Dealing with addiction brings on a myriad of obstacles to overcome. It’s not uncommon for many individuals to fall off of the wagon before finally clinging to sobriety. The allure of addiction is enticing for the addict, no doubt, as it promises to hold the power of relieving many of life’s anxieties (at least for the moment).
So how do you deal with the temptations of addiction? There is, unfortunately, no blueprint to get you through. Much like most monumental things in life, you have to figure it out as you go. Here are 5 practical ways that might help you hang in there though. Sobriety is possible. It doesn’t hurt to give these tips a try.
1. Stay occupied.
Boredom is one of the main causes of relapse. You've heard the saying, "Idle hands are the devil's workshop." That, my friends, is referring to you. From brushing your teeth and drinking your morning cup of joe to walking the dog and setting off to work, you should make plans every day. That way, when life throws you a curveball, it will be much easier for you to get back on course.
If you aren't employed at the moment, you can find things to fill your day. Visit your parents or grandparents, organize your belongings, keep a journal, try yoga or meditation. Some of these things may not seem very exciting, but it is better than doing nothing. The purpose of these activities is not to replace the thrill of the high, but rather it’s an exercise in productivity.
2. Make new friends.
As an addict in recovery, you can't go back to hanging out with the people you once used with. No matter how nice they were, how long you've known them, whether they are active in use or recovery themselves, you have to move on a find a different tribe. If church is your thing, opt for faith-based rehab or join a church group and make sure to take part in their social activities. It's a good way to meet like-minded individuals. The next time you get invited to a work function after hours, go! Make new friends. Join a sporting club, softball, volleyball or rugby. Do you like motorcycles or vintage cars? There are social clubs for those interests too. The point is, find a group that you can feel a part of. It’s always hard to make new friends and suffering from a substance use disorder can make that task even harder, but you have to do it.

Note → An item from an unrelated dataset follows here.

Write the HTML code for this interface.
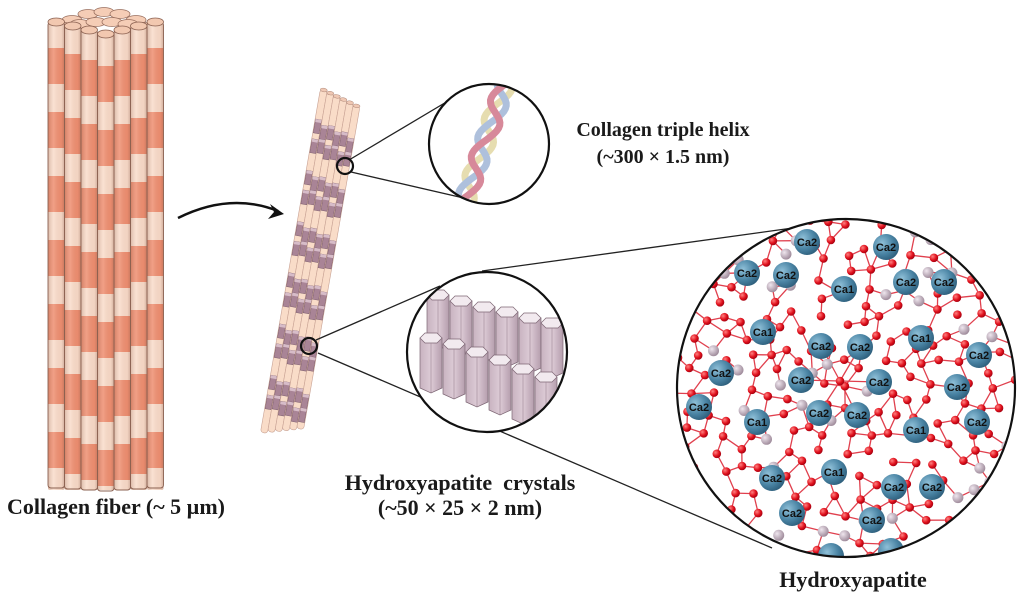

It is paramount to your recovery to surround yourself with a sober support network.
3. Use your hands.
As an addict you have triggers. What can you do when you see a trigger rearing its ugly head? Projects that require you to do work with your hands can be the best medicine for sidetracking a trigger. Get busy with tending the new garden you just planted. Pick up that guitar you've always wanted to learn to play and learn two new cords. Build a new shoe rack for all of your shoes and then reorganize your closet. Before you know it the trigger has been forgotten and the temptation has passed. You've also accomplished something productive in the process as well.
4. Change the scenery.
If you don't have the luxury of uprooting and moving to a new city, perhaps a new part of town is in order? If neither of those is an option, simply change your stomping grounds. Avoid the places you know you'll find the people from your former life. Stay away from the neighborhood you used to buy drugs. Find a new park and take your dog to burn off some energy, but don't go back to the old park you made your clandestine rendezvous to get high. If you weren't a "beach person," become one. If you prefer the lake, head out to the nearest one and learn to kayak. Don't stay stuck in the house, but be mindful of where you wander. Finding a new piece of geography to explore can also be really helpful when you’re bored.
5. Find your connection.
Even if you are an atheist, you can still have a connection to something bigger than yourself. You lost this along the way in addition, but it’s possible to find it again. Meditation, counseling, NA and AA meetings all keep you grounded and present in your sobriety and can help you connect with your inner soul. Rebuilding your connection to yourself, your community and spirituality is what recovery is all about.
Of course, all this is easier said than done. But everything in life is a work in progress. If you try some of these and see progress, keep trying. Trust me, you can only go up from here.